▸ Directive: Print only the lines from the top of the data through the line with "from matplotlib.ticker import FuncFormatter", both included, skipping every picture.

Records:
######

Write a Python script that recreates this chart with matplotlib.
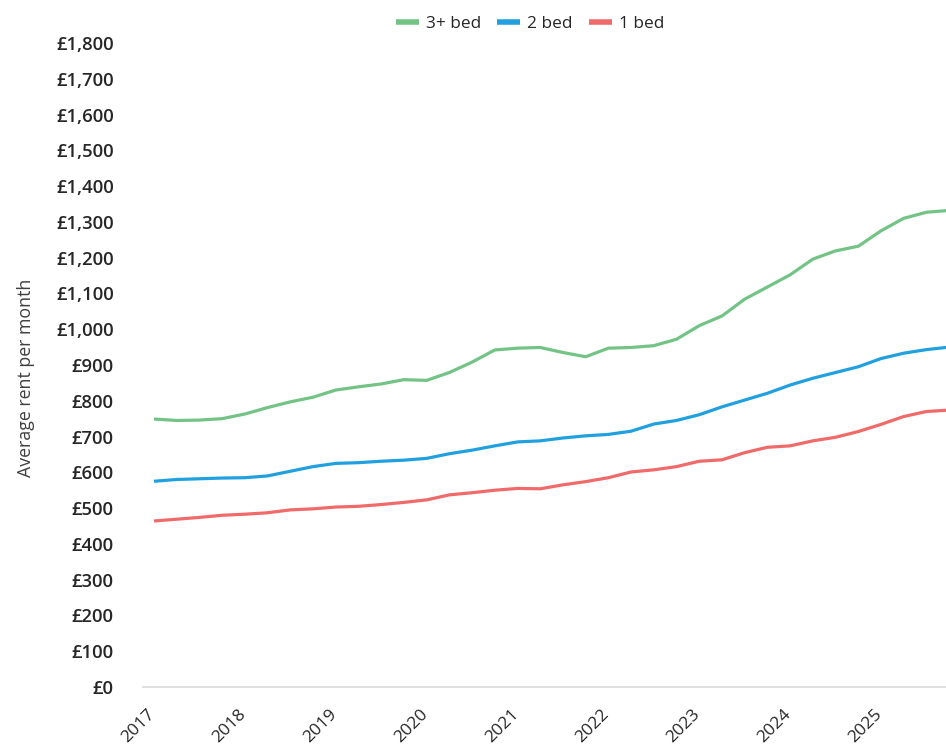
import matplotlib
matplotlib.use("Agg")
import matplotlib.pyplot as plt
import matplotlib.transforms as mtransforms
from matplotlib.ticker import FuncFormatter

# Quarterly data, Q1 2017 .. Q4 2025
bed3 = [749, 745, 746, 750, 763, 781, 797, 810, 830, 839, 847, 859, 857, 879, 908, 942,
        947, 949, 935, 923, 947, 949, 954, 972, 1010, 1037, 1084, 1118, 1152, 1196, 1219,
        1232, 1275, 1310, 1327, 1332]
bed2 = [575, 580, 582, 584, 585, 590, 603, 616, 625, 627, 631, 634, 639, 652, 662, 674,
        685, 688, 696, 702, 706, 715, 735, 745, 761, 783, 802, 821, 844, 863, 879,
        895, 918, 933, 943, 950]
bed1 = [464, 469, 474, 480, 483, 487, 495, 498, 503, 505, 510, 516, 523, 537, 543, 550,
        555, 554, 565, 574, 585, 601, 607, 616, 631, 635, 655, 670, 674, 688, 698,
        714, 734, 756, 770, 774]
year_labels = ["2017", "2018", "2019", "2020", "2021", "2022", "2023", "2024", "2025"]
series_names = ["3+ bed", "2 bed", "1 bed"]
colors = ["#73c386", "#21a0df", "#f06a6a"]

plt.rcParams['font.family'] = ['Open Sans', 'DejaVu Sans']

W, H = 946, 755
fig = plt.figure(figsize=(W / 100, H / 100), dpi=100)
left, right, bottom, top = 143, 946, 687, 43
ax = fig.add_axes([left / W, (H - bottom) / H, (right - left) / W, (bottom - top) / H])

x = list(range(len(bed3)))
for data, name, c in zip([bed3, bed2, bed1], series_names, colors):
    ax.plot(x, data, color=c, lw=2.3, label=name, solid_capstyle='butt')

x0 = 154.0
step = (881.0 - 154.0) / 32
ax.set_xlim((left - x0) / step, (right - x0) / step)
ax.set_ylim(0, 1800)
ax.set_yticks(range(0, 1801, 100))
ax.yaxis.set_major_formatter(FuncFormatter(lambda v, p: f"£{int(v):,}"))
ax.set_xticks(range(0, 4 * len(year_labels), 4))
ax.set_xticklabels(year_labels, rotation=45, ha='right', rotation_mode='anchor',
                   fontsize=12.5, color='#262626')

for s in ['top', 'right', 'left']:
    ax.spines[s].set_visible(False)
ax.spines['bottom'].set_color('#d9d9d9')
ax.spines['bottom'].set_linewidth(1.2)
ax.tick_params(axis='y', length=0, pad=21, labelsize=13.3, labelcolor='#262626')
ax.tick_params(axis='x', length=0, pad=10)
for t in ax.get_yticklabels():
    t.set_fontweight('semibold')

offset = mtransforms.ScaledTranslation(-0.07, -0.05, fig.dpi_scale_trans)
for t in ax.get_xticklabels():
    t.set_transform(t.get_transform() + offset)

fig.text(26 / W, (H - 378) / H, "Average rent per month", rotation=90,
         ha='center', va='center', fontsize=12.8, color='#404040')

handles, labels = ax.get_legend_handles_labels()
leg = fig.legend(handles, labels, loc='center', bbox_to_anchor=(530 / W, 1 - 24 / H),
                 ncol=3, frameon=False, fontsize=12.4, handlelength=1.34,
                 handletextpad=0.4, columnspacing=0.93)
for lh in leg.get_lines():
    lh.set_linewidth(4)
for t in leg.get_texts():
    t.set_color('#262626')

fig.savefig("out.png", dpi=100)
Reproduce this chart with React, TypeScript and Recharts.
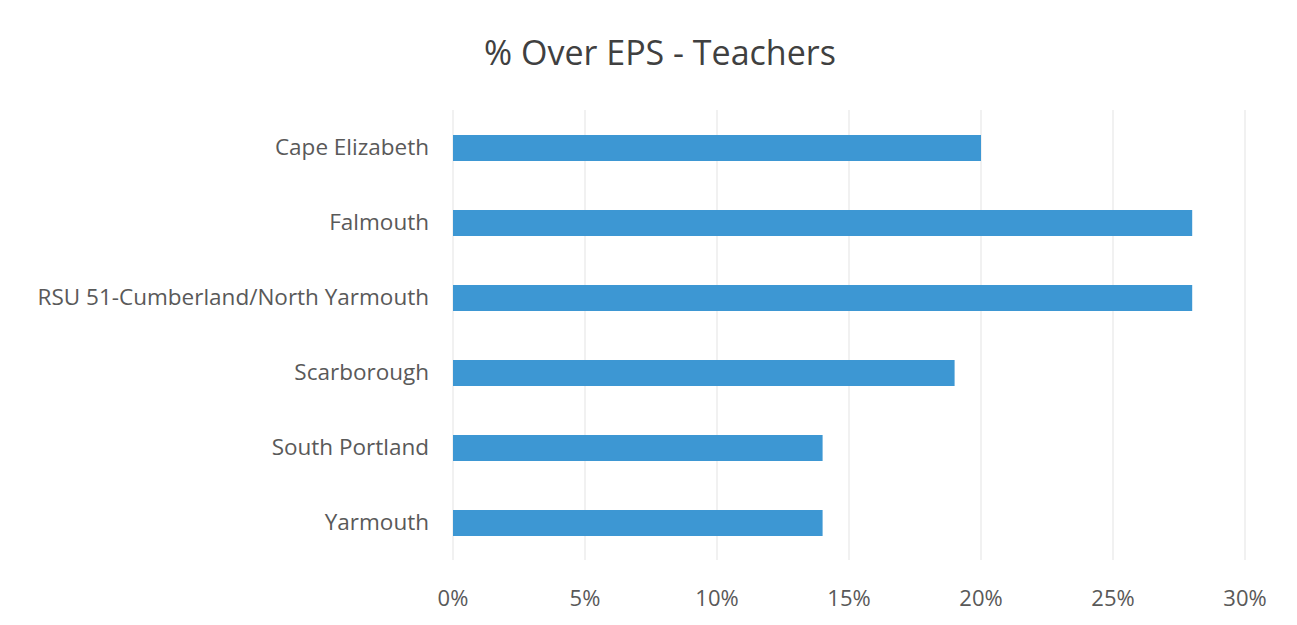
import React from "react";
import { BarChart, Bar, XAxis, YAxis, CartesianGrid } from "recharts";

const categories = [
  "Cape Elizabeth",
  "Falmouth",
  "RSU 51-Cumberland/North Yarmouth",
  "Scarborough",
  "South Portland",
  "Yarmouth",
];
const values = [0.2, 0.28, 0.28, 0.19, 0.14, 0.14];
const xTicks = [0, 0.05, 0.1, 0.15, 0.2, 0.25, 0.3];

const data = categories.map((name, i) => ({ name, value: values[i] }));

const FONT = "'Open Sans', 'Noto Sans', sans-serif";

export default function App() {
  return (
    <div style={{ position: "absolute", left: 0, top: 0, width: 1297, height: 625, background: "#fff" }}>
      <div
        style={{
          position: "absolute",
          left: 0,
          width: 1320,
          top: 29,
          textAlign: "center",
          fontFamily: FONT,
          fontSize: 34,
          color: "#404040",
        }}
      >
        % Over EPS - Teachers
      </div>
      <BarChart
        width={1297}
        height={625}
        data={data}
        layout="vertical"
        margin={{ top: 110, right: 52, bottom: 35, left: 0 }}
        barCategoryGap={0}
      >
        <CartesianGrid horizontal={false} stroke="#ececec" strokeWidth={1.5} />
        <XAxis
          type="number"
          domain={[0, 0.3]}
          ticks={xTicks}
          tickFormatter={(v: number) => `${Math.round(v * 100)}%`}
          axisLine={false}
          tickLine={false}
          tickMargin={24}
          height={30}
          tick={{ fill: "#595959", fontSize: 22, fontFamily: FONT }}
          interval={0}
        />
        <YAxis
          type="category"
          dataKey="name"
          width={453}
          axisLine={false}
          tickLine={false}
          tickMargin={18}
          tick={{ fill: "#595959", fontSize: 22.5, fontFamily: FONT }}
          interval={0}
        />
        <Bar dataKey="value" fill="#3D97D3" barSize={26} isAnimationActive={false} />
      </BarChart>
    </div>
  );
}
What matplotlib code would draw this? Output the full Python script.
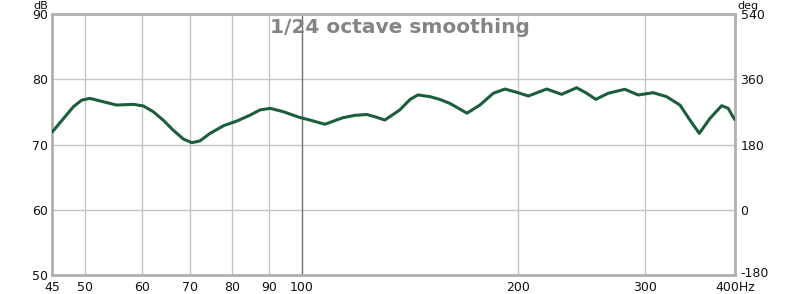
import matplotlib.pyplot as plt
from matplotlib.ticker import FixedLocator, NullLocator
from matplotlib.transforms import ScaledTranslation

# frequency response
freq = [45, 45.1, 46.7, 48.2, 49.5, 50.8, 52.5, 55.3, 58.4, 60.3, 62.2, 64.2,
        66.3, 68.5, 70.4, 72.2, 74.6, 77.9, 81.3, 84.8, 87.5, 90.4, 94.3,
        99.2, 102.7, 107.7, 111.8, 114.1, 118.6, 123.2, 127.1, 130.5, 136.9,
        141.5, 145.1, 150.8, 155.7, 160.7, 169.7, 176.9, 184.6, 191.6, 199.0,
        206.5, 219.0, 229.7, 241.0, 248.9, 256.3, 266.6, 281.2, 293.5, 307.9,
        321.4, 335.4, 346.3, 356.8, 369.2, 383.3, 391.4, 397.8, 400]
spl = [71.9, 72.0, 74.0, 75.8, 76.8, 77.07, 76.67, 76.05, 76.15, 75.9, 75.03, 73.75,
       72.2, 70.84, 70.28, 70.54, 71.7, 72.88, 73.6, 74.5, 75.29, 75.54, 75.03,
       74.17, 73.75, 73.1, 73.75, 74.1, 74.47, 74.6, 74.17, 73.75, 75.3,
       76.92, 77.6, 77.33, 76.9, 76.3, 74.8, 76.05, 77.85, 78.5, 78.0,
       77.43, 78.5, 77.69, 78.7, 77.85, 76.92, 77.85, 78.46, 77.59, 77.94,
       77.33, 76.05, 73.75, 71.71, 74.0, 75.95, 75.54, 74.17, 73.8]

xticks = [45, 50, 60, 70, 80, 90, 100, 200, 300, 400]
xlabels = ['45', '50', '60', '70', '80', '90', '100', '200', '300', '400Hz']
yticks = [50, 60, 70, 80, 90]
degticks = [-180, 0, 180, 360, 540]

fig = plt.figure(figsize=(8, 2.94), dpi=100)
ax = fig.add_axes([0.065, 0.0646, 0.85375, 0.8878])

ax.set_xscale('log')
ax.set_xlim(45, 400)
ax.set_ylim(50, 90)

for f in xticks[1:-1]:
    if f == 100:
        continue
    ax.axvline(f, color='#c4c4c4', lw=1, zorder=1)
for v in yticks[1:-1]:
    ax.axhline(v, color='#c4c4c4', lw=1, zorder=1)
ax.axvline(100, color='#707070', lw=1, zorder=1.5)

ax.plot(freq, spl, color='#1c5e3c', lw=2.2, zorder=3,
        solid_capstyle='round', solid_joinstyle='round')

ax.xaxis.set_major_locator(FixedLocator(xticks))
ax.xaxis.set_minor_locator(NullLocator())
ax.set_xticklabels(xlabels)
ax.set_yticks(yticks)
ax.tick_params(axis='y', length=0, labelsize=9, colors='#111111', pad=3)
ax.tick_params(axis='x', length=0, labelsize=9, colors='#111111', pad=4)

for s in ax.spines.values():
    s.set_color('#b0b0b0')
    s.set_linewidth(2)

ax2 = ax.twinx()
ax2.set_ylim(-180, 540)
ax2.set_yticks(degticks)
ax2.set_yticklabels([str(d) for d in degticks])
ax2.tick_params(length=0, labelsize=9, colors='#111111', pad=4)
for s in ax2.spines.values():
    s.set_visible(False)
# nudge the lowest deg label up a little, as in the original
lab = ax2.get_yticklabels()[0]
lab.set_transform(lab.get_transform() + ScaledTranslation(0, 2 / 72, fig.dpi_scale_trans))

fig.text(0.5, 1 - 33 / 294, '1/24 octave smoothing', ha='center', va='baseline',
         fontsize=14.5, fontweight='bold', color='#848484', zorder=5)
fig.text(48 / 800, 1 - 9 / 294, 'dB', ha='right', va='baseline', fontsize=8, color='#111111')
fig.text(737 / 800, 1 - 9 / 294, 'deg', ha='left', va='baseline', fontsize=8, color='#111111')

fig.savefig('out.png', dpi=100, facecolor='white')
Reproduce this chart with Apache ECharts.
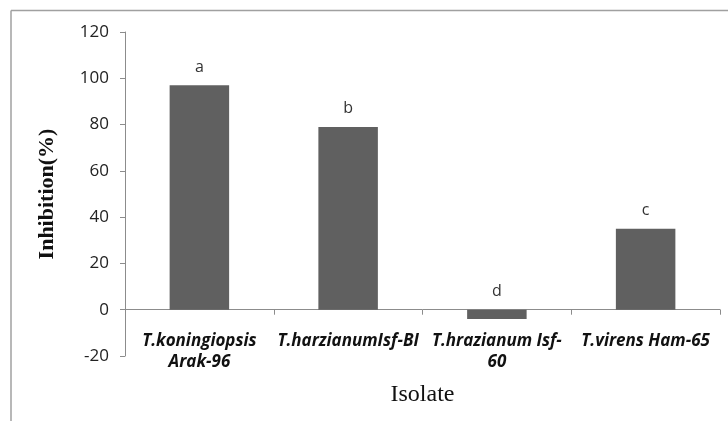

######

▸ Complete output:
Write a Python script that recreates this chart with matplotlib.
import matplotlib
matplotlib.use("Agg")
import matplotlib.pyplot as plt
import matplotlib.transforms as mtransforms
from matplotlib.ticker import FuncFormatter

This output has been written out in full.